The Coxe family in Western North Carolina was also close to the Brown family that married into my Moore line. The Browns were likewise land barons, and had known the Coxe family in Pennsylvania before the younger generations moved to North Carolina. There is an article here from the Asheville Citizen-Times that talks about Tench Coxe's connection to Asheville and North Carolina.
Tench Coxe was a controversial figure born in Philadelphia in 1755. His forbearers were wealthy and had been granted extensive swaths of land in America by King Charles II. His great-grandfather, Daniel Coxe, was a prominent English physician who was a member of the Royal Society along with astronomer Neville Maskelyne, and was nominally the governor of the Royal Colony of West Jersey without ever leaving England for the New World. The Coxe family's history with the British monarchy led people to wonder about Tench Coxe's allegiance to America at the time of the American Revolution and for a number of years thereafter.
Tench, while educated in the law, was forced by his father to become a merchant. He became a partner in his father's Philadelphia counting-house Coxe & Furman at the age of 21. According to Wikipedia, ''a counting house, or counting room, was traditionally an office in which the financial books of a business were kept. It was also the place that the business received appointments and correspondence relating to demands for payment."
Tench Coxe wore many hats in his lifetime, but he was probably best known for being a Pennsylvania representative to the 1788 Continental Congress and as an economist who had many ties to Alexander Hamilton. He was appointed Assistant Secretary of the Treasury under Alexander Hamilton in the George Washington Administration, and co-wrote with Hamilton the notable "Report on Manufactures" in 1789.

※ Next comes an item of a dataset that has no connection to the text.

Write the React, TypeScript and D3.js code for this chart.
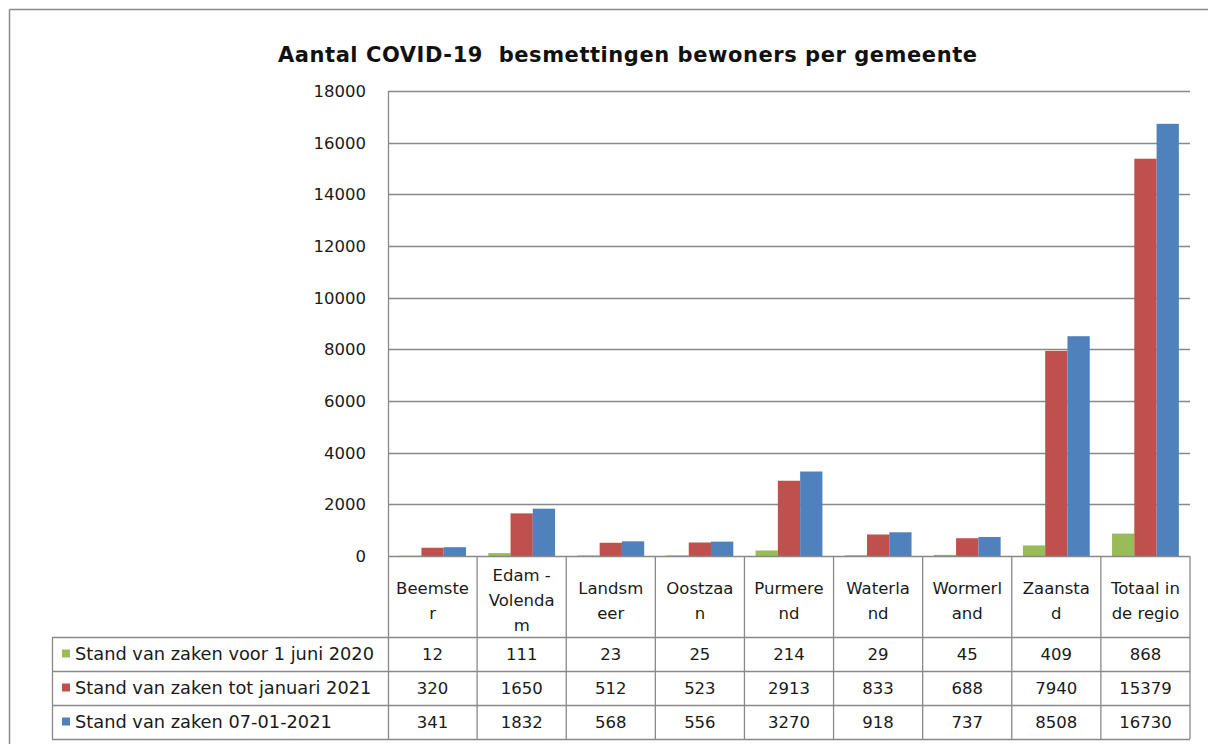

As I've previously reported, when Joshua John Moore came to America in 1794, he and his friend Nicholas King first found work as surveyors with Robert Morris's North American Land Company, which was based in Philadelphia. After a very few years, the NALC collapsed along with Robert Morris himself, who lost his considerable wealth due to the Napoleonic Wars in Europe.
Joshua John and Nicholas King parted ways. King was appointed by Thomas Jefferson to be the Surveyor of Washington City, the new capital of America. Joshua John, however, found himself without employment at a time when he had taken a wife and had a young son, John, with a new baby on the way. As mentioned in an earlier post, not only was he out of a job, but he was owed about $800 in back wages from the NALC, which as far as I can tell, was never paid. He and his young family had to sell their furniture in Philadelphia and move in with some of his wife's relatives in Chester County, Pennsylvania. He became desperate to find employment, which you will see in his letters to Tench Coxe.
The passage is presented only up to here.